Log Equation

[mathxyz]

I came across this question.

log_a (x-1) - log_a (x+6) = log_a (x-2) - log_a (x + 3)

Do I equate everything to zero?

MY WORK:

log_a (x-1) - log_a (x+6) - log_a (x-2) - log_a (x + 3) = 0

log_a (x-1)/(x+6) - log_a (x-2)/(x+3) = 0

Am I right so far? If not, how should I attack this question?

My answer: x = 3/2

Book's answer: x = 9/2

 

[askmemath]

log_a (x-1) - log_a (x+6) = log_a (x-2) - log_a (x + 3)
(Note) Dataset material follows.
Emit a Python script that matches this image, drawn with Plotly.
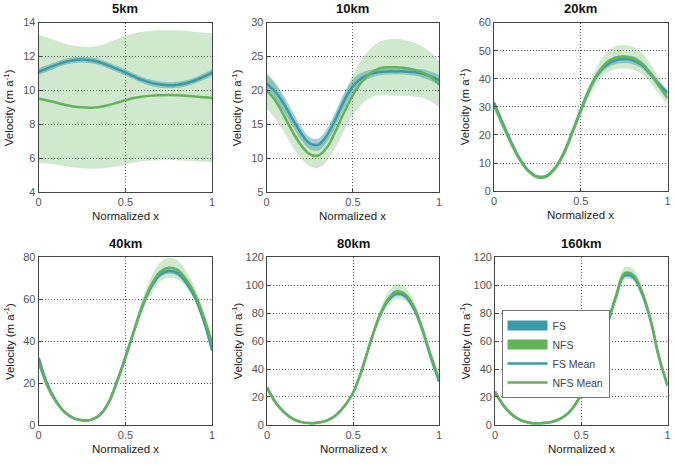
import plotly.graph_objects as go

# ---------------- data ----------------
x_norm = [0.0, 0.05, 0.1, 0.15, 0.2, 0.25, 0.3, 0.35, 0.4, 0.45, 0.5,
          0.55, 0.6, 0.65, 0.7, 0.75, 0.8, 0.85, 0.9, 0.95, 1.0]

titles = ["5km", "10km", "20km", "40km", "80km", "160km"]
y_ranges = [[4, 14], [5, 30], [0, 60], [0, 80], [0, 120], [0, 120]]
y_dticks = [2, 5, 10, 20, 20, 20]

# 5km
fs_mean_5 = [11.1, 11.3, 11.5, 11.67, 11.78, 11.82, 11.78, 11.66, 11.47, 11.27, 11.05,
             10.82, 10.6, 10.44, 10.34, 10.3, 10.33, 10.42, 10.58, 10.8, 11.05]
fs_spread_5 = [0.2, 0.19, 0.18, 0.18, 0.18, 0.18, 0.18, 0.18, 0.18, 0.18, 0.18,
               0.18, 0.18, 0.18, 0.18, 0.18, 0.18, 0.18, 0.18, 0.19, 0.2]
nfs_mean_5 = [9.5, 9.4, 9.28, 9.15, 9.05, 9.0, 8.98, 9.02, 9.12, 9.27, 9.42,
              9.55, 9.64, 9.69, 9.71, 9.72, 9.71, 9.68, 9.64, 9.6, 9.55]
nfs_spread_5 = [3.78, 3.72, 3.66, 3.62, 3.6, 3.59, 3.6, 3.63, 3.69, 3.75, 3.79,
                3.81, 3.82, 3.83, 3.83, 3.83, 3.83, 3.83, 3.82, 3.81, 3.8]

# 10km
fs_mean_10 = [21.0, 19.8, 18.0, 15.8, 13.7, 12.2, 12.0, 13.4, 15.8, 18.5, 20.6,
              21.8, 22.4, 22.7, 22.8, 22.8, 22.8, 22.7, 22.5, 22.1, 21.5]
fs_spread_10 = [1.3, 1.25, 1.2, 1.1, 1.0, 0.9, 0.9, 1.0, 1.1, 1.1, 1.0,
                0.8, 0.6, 0.5, 0.45, 0.45, 0.45, 0.5, 0.6, 0.7, 0.8]
nfs_mean_10 = [20.0, 18.5, 16.3, 13.9, 11.9, 10.6, 10.4, 11.6, 14.0, 16.8, 19.3,
               21.2, 22.5, 23.2, 23.4, 23.4, 23.3, 23.1, 22.7, 22.0, 20.9]
nfs_spread_10 = [2.7, 2.6, 2.4, 2.2, 2.0, 1.8, 1.8, 2.0, 2.4, 2.7, 3.0,
                 3.3, 3.6, 3.9, 4.1, 4.2, 4.1, 4.0, 3.8, 3.6, 3.4]

# 20km
fs_mean_20 = [31.5, 24.2, 17.3, 11.3, 7.2, 5.1, 5.3, 8.2, 13.4, 21.0, 29.0,
              36.3, 41.8, 45.0, 46.6, 47.0, 46.6, 45.0, 41.8, 38.0, 35.0]
fs_spread_20 = [0.9, 0.8, 0.7, 0.6, 0.5, 0.5, 0.5, 0.5, 0.6, 0.8, 1.0,
                1.1, 1.2, 1.3, 1.4, 1.4, 1.4, 1.3, 1.2, 1.1, 1.0]
nfs_mean_20 = [30.5, 23.5, 16.8, 11.0, 7.0, 5.0, 5.2, 8.0, 13.0, 20.5, 28.5,
               36.0, 42.0, 45.8, 47.5, 47.8, 47.3, 45.5, 42.0, 37.5, 33.0]
nfs_spread_20 = [1.8, 1.5, 1.2, 1.0, 0.8, 0.7, 0.7, 0.8, 1.0, 1.3, 1.6,
                 2.2, 3.0, 3.7, 4.1, 4.2, 4.1, 3.8, 3.3, 2.8, 2.3]

# 40km
fs_mean_40 = [32.0, 19.5, 11.5, 6.2, 3.3, 2.2, 2.4, 4.6, 10.3, 20.5, 32.5,
              45.0, 57.0, 66.0, 71.8, 73.5, 72.5, 68.0, 61.0, 50.0, 35.5]
fs_spread_40 = [0.8, 0.7, 0.5, 0.4, 0.3, 0.3, 0.3, 0.4, 0.5, 0.7, 0.9,
                1.0, 1.1, 1.2, 1.3, 1.3, 1.3, 1.2, 1.1, 1.0, 0.9]
nfs_mean_40 = [30.0, 18.5, 11.0, 6.0, 3.2, 2.2, 2.4, 4.5, 10.0, 20.0, 32.0,
               45.0, 57.5, 67.0, 73.0, 75.0, 74.0, 69.5, 62.5, 52.0, 39.0]
nfs_spread_40 = [1.5, 1.2, 0.9, 0.6, 0.5, 0.4, 0.4, 0.5, 0.8, 1.2, 1.8,
                 2.5, 3.2, 4.0, 4.6, 4.8, 4.6, 4.0, 3.2, 2.5, 2.0]

# 80km
fs_mean_80 = [26.5, 15.8, 8.9, 4.3, 2.0, 1.3, 1.7, 3.3, 7.0, 13.5, 23.0,
              39.0, 59.0, 76.5, 88.5, 94.0, 92.5, 84.0, 69.0, 49.0, 31.0]
fs_spread_80 = [0.7, 0.5, 0.3, 0.2, 0.2, 0.2, 0.2, 0.3, 0.4, 0.6, 0.8,
                1.0, 1.2, 1.4, 1.6, 1.7, 1.6, 1.4, 1.2, 1.0, 0.8]
nfs_mean_80 = [27.0, 16.0, 9.0, 4.3, 2.0, 1.3, 1.7, 3.3, 7.0, 13.5, 23.0,
               39.0, 59.0, 77.0, 89.5, 95.5, 94.0, 85.5, 70.0, 50.5, 33.0]
nfs_spread_80 = [1.2, 0.8, 0.5, 0.3, 0.2, 0.2, 0.2, 0.3, 0.5, 0.8, 1.2,
                 1.8, 2.5, 3.5, 4.8, 5.5, 5.0, 4.0, 3.0, 2.2, 1.6]

# 160km
fs_mean_160 = [23.0, 13.6, 7.1, 3.3, 1.6, 1.2, 1.5, 3.0, 6.0, 12.0, 22.0,
               36.0, 54.0, 71.5, 91.0, 107.0, 106.0, 94.5, 75.5, 48.5, 28.0]
fs_spread_160 = [0.6, 0.4, 0.3, 0.2, 0.2, 0.2, 0.2, 0.2, 0.3, 0.4, 0.6,
                 0.8, 1.0, 1.2, 1.4, 1.5, 1.5, 1.3, 1.1, 0.9, 0.7]
nfs_mean_160 = [24.0, 14.0, 7.3, 3.4, 1.6, 1.2, 1.5, 3.0, 6.0, 12.0, 22.0,
                36.0, 54.0, 72.0, 92.0, 108.5, 107.5, 96.0, 76.5, 49.0, 29.0]
nfs_spread_160 = [1.0, 0.6, 0.4, 0.3, 0.2, 0.2, 0.2, 0.3, 0.4, 0.6, 0.9,
                  1.3, 1.8, 2.5, 3.5, 4.5, 4.3, 3.5, 2.6, 1.8, 1.3]

fs_means = [fs_mean_5, fs_mean_10, fs_mean_20, fs_mean_40, fs_mean_80, fs_mean_160]
fs_spreads = [fs_spread_5, fs_spread_10, fs_spread_20, fs_spread_40, fs_spread_80, fs_spread_160]
nfs_means = [nfs_mean_5, nfs_mean_10, nfs_mean_20, nfs_mean_40, nfs_mean_80, nfs_mean_160]
nfs_spreads = [nfs_spread_5, nfs_spread_10, nfs_spread_20, nfs_spread_40, nfs_spread_80, nfs_spread_160]

legend_names = ["FS", "NFS", "FS Mean", "NFS Mean"]

# ---------------- style / layout ----------------
W, H = 675, 466
FONT = "Liberation Sans, Arial, sans-serif"
FS_C = "#3a9aa8"
NFS_C = "#64b25a"
FS_FILL = "rgba(58,154,168,0.45)"
NFS_FILL = "rgba(100,178,90,0.30)"

# plot boxes in pixels: left, right, top, bottom
boxes = [(36, 211, 17, 191), (266, 440, 17, 191), (495.5, 670.5, 17, 190),
         (36, 211, 258, 430), (266.5, 440, 258, 430), (496.5, 670.5, 258, 430)]

fig = go.Figure()
annotations = []
layout = {}

for i in range(6):
    sfx = "" if i == 0 else str(i + 1)
    xa, ya = "x" + sfx, "y" + sfx
    fm, fsd = fs_means[i], fs_spreads[i]
    nm, nsd = nfs_means[i], nfs_spreads[i]
    fs_up = [m + s for m, s in zip(fm, fsd)]
    fs_lo = [m - s for m, s in zip(fm, fsd)]
    nfs_up = [m + s for m, s in zip(nm, nsd)]
    nfs_lo = [m - s for m, s in zip(nm, nsd)]

    common = dict(xaxis=xa, yaxis=ya, showlegend=False, hoverinfo="skip")
    fig.add_trace(go.Scatter(x=x_norm, y=nfs_up, mode="lines",
                             line=dict(width=0, shape="spline", color=NFS_C), **common))
    fig.add_trace(go.Scatter(x=x_norm, y=nfs_lo, mode="lines", fill="tonexty",
                             fillcolor=NFS_FILL,
                             line=dict(width=0, shape="spline", color=NFS_C), **common))
    fig.add_trace(go.Scatter(x=x_norm, y=fs_up, mode="lines",
                             line=dict(width=0, shape="spline", color=FS_C), **common))
    fig.add_trace(go.Scatter(x=x_norm, y=fs_lo, mode="lines", fill="tonexty",
                             fillcolor=FS_FILL,
                             line=dict(width=0, shape="spline", color=FS_C), **common))
    fig.add_trace(go.Scatter(x=x_norm, y=fm, mode="lines",
                             line=dict(width=2.5, shape="spline", color=FS_C), **common))
    fig.add_trace(go.Scatter(x=x_norm, y=nm, mode="lines",
                             line=dict(width=2.5, shape="spline", color=NFS_C), **common))

    l, r, t, b = boxes[i]
    axis_common = dict(showline=True, linecolor="#444", linewidth=1, mirror=True,
                       showgrid=True, gridcolor="#666", griddash="1px,2px", gridwidth=1,
                       zeroline=False, ticks="inside", ticklen=3, tickcolor="#444",
                       tickfont=dict(family=FONT, size=11, color="#555"))
    layout["xaxis" + sfx] = dict(domain=[l / W, r / W], anchor=ya, range=[0, 1],
                                 dtick=0.5, tick0=0, **axis_common)
    layout["yaxis" + sfx] = dict(domain=[1 - b / H, 1 - t / H], anchor=xa,
                                 range=y_ranges[i], dtick=y_dticks[i], **axis_common)

    cx = (l + r) / 2
    annotations.append(dict(text="<b>%s</b>" % titles[i], x=cx / W, y=1 - (t - 14) / H,
                            xref="paper", yref="paper", xanchor="center", yanchor="middle",
                            showarrow=False, font=dict(family=FONT, size=13, color="#111")))
    annotations.append(dict(text="Normalized x", x=cx / W, y=1 - (b + 25) / H,
                            xref="paper", yref="paper", xanchor="center", yanchor="middle",
                            showarrow=False, font=dict(family=FONT, size=11.5, color="#222")))
    annotations.append(dict(text="Velocity (m a<sup>-1</sup>)", x=(l - 30) / W,
                            y=1 - ((t + b) / 2) / H, xref="paper", yref="paper",
                            xanchor="center", yanchor="middle", textangle=-90,
                            showarrow=False, font=dict(family=FONT, size=11.5, color="#222")))

# legend-only dummy traces
legend_styles = [(FS_C, 10), (NFS_C, 10), (FS_C, 2.5), (NFS_C, 2.5)]
for name, (col, w) in zip(legend_names, legend_styles):
    fig.add_trace(go.Scatter(x=[None], y=[None], mode="lines", name=name,
                             line=dict(color=col, width=w), xaxis="x6", yaxis="y6"))

fig.update_layout(
    width=W, height=H,
    margin=dict(l=0, r=0, t=0, b=0),
    paper_bgcolor="white", plot_bgcolor="white",
    font=dict(family=FONT, size=11, color="#333"),
    annotations=annotations,
    legend=dict(x=503 / W, y=1 - 312 / H, xanchor="left", yanchor="top",
                bgcolor="white", bordercolor="#777", borderwidth=1,
                font=dict(family=FONT, size=10.5, color="#444"),
                traceorder="normal", tracegroupgap=0, itemwidth=40),
    showlegend=True,
    **layout,
)

fig.write_html("out.html")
Rather than equating everything to zero in the first step try this

log_a(x-1)/(x+6)=log_a(x-2)/(x+3)

Since log_a is common to both,it can be removed without affecting the equation.

(x-1)/(x+6)=(x-2)/(x+3)

Solve this!

 

[Gene]

That's okay, but I would lean toward simplifying first.
log_a ((x-1)/ (x+6)) = log_a ((x-2) / (x + 3))
a^((x-1)/ (x+6)) = a^((x-2) / (x + 3))
(x-1)/ (x+6) = (x-2) / (x + 3)
(x-1)(x+3) = (x-2)(x+6)
x^2+2x-3 = x^2+4x-12
Then gather like terms.
9 = 2x
x = 9/2

You were right as far as you showed your work except for the sign on
-log_a (x + 3)
It should be + after you move it.

P.S. Sorry, askmemath. Didn't see you till I had hit submit.

 

[mathxyz]

Okay

All your notes will kept for future similar questions.